UN refugee chief in Middle East to urge increased assistance for uprooted Iraqis

UN refugee chief in Middle East to urge increased assistance for uprooted Iraqis

Iraqi refugees register to collect assistance in Amman, Jordan
António Guterres, the United Nations High Commissioner for Refugees (UNHCR),has traveled to the Middle East in a bid to raise awareness of the millions of Iraqis displaced by violence and host countries that are helping them.

António Guterres, the United Nations High Commissioner for Refugees (UNHCR), has traveled to the Middle East in a bid to raise awareness of the millions of Iraqis displaced by violence and host countries that are helping them.

Mr. Guterres is in Amman, Jordan, today to meet with senior Government officials, visit UNHCR's registration centre and confer with a group of Iraqi refugees, before travelling to Damascus, Syria, this evening.

During his week-long mission, the Commissioner hopes to “assure governments in the region of our continued commitment to and engagement in efforts to ease the plight of those displaced in the region and beyond,” UNHCR spokesperson Jennifer Pagonis told reporters in Geneva.

Additionally, Mr. Guterres will emphasize the ongoing need for resources and global support and will thank governments such as Jordan and Syria for the generosity they have shown to Iraqi refugees.

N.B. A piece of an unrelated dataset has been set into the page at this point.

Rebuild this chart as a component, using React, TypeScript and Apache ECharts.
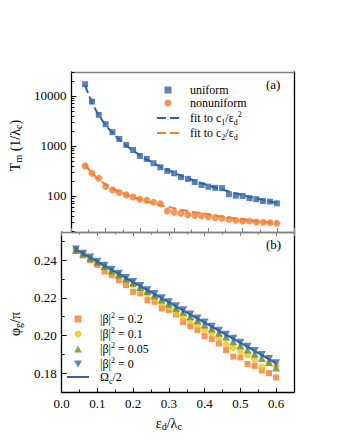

According to UNHCR and its partners, out of Iraq's total population of 26 million, some 4.4 million are displaced, with 2.4 million uprooted within the war-torn nation's borders and 2 million in other countries. Over 40,000 non-Iraqis – including Palestinians, Iranians and Turks – are taking refuge inside Iraq.

This year, the agency hopes to raise $261 million to assist the most vulnerable of displaced Iraqis, both in and out of their home country, through programmes such as counselling, provision of household and shelter items; protection and legal help; and support for camps for internally displaced persons (IDPs). It also wishes to send 200,000 Iraqi refugee children to school in Syria, Jordan and other host countries through the appeal.

For UNHCR – which operates within Iraq with some 30 local and internal staff in collaboration with Iraqi aid agencies – helping the displaced has proven to be difficult given the insecurity plaguing much of the country.

Last year, the agency registered over a quarter of a million Iraqis in nearby countries, provided health services to more than 200,000 people and directly aided vulnerable families through initiatives such as giving cash cards to households headed by females, widows and people with disabilities.

In a joint effort with the UN World Food Programme (WFP), UNHCR will feed up to 360,000 Iraqi refugees in Syria this year.

“We will also continue our resettlement programme for the most vulnerable Iraqis,” Ms. Pagonis noted. Last year, UNHCR submitted over 21,000 Iraqi resettlement cases to more than one dozen governments for consideration.